The FAI, though, is not rushing into anything. More than half the board, six of those on it by virtue of chairing one of the association’s key committees, including 73-year-old Jim McConnell from Donegal, who joined in January 2004, will have the option of running for one more four-year term when their current stint is up

The association’s treasurer and secretary, Eddie Murray and Michael Cody, both 79, will not. The rules had previously been changed in order to allow them to continue in their roles but both will, it seems, make way as their terms expire over the next couple of years.

There will be some satisfaction in Government circles that the association is finally falling into line, albeit slowly, having boldly hinted at one point that it might reject public funding rather than be told how to run its own affairs. Given the financial situation out in Abbotstown, that notion was always rather fanciful.
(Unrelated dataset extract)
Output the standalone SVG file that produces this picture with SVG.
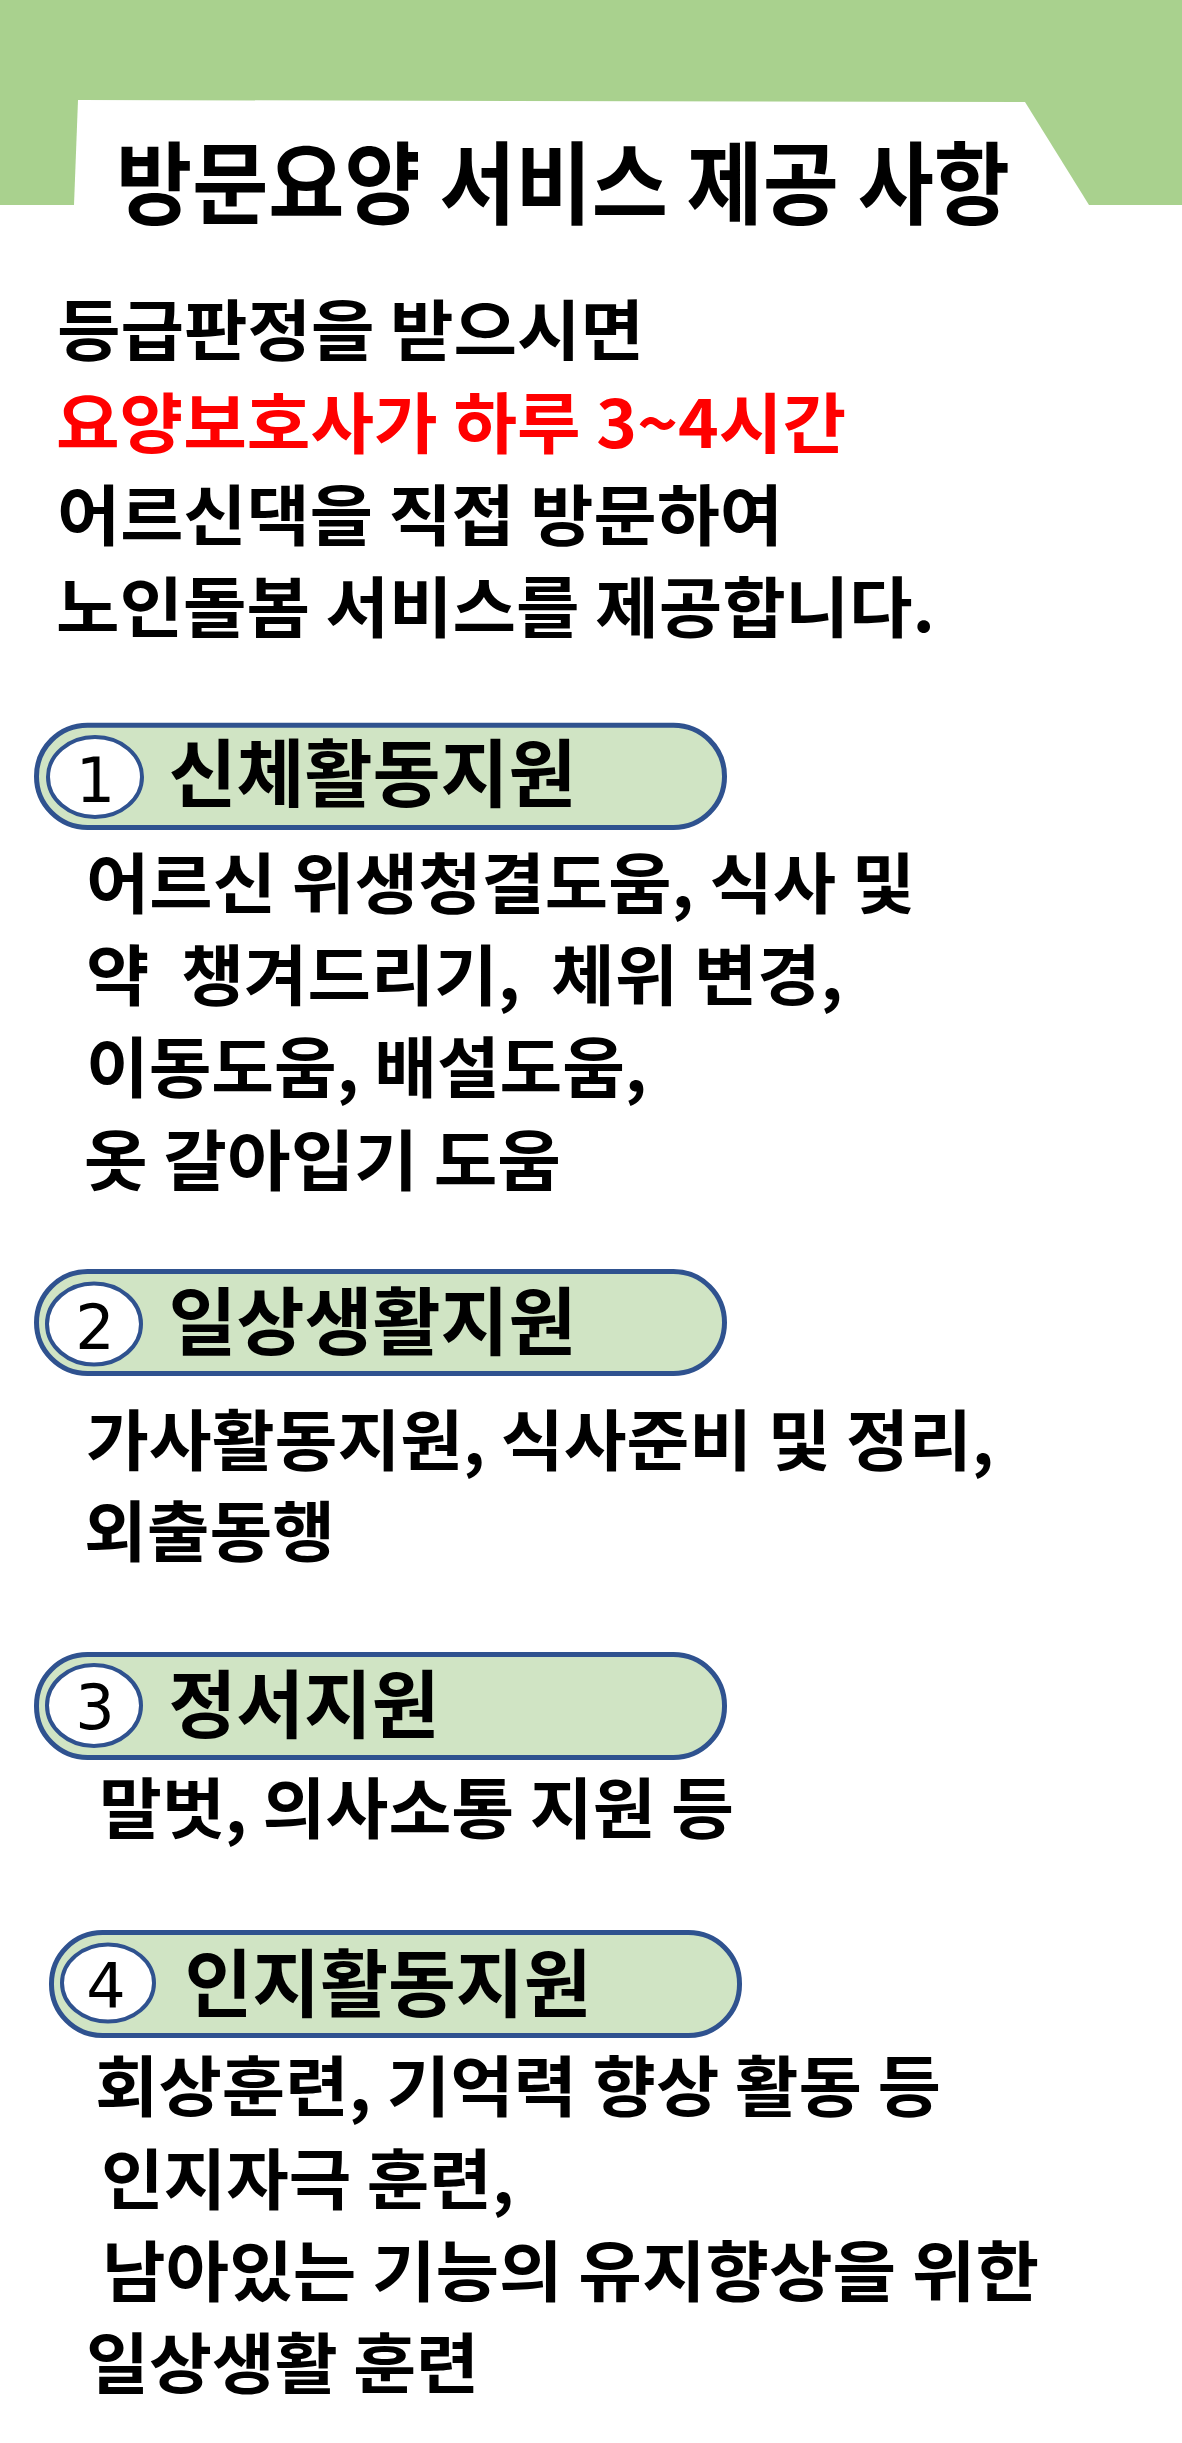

Delaney has always sought to paint the association’s finances in the most positive light but it has clearly struggled under the weight of the debt incurred in order to finance its part of the cost of redeveloping Lansdowne Road and the subsequent failure of the premier ticket scheme they had hoped would go a very long way towards funding it.

Late payment

Their stated aim is currently to have cleared the debt by next year, although this only appears to be possible by using money due from its two most lucrative sponsorships – both the 3 and New Balance deals are approaching their ends – up front, something that would necessitate some form of discounting, as happened with the Aviva naming rights money and mean that the tough times continuing well beyond 2020.

In the meantime, League of Ireland clubs are currently grumbling about the latest late payment of solidarity money from Uefa, which is intended for clubs in order to support their youth development work.
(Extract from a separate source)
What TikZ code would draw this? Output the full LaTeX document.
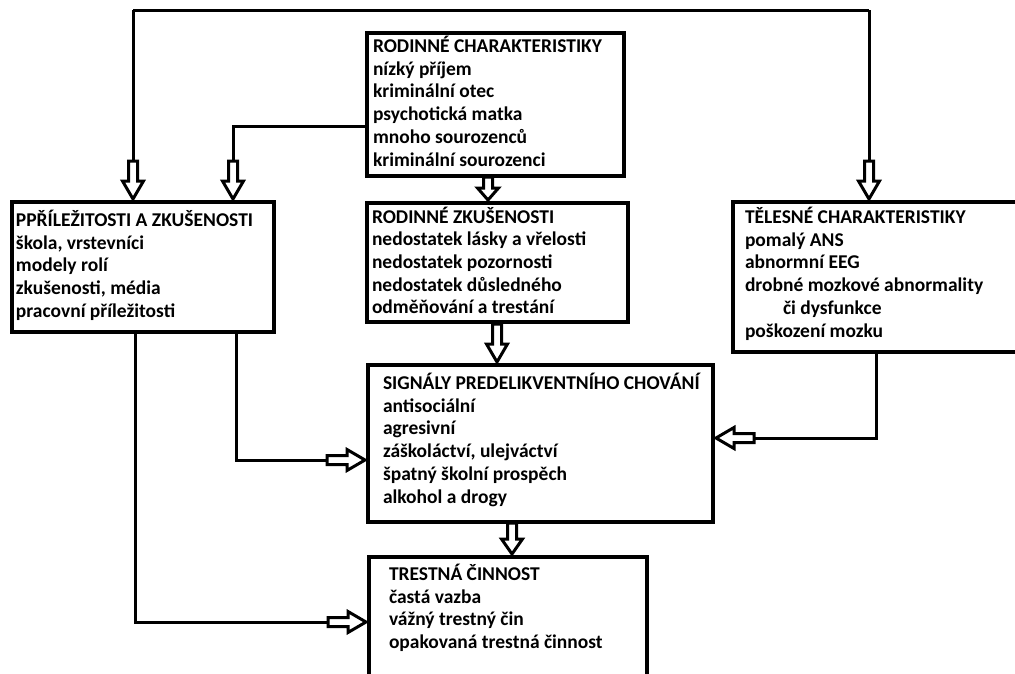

Some €800,000 was made available to the FAI in October but has yet to be passed on despite the fact that it is actually made in respect of the 2017/18 season.

The association holding on to money in this sort of manner – it generally links this payment to the conclusion of its club licensing – when there appears to be no legitimate reason to do so and routinely delays the handing over of prize money earned by clubs in Europe – is nothing new but there is a suggestion that the solidarity payment currently due may be withheld for some time yet, something that has caused particular frustration around the clubs.

The latest delay is starkly at odds with the FAI's own approach to its funding from Sport Ireland, as revealed by The Irish Sun a few weeks back on foot of information obtained under a Freedom of Information request.

The paper reported that the FAI had sought early payment of very substantial proportions of the its annual grant – 50 per cent or more – most of it before the grant had even been formally approved by the board of Sport Ireland. On each occasion, it seems, they got their money. As the new season looms, league clubs must wish that getting theirs was so easy.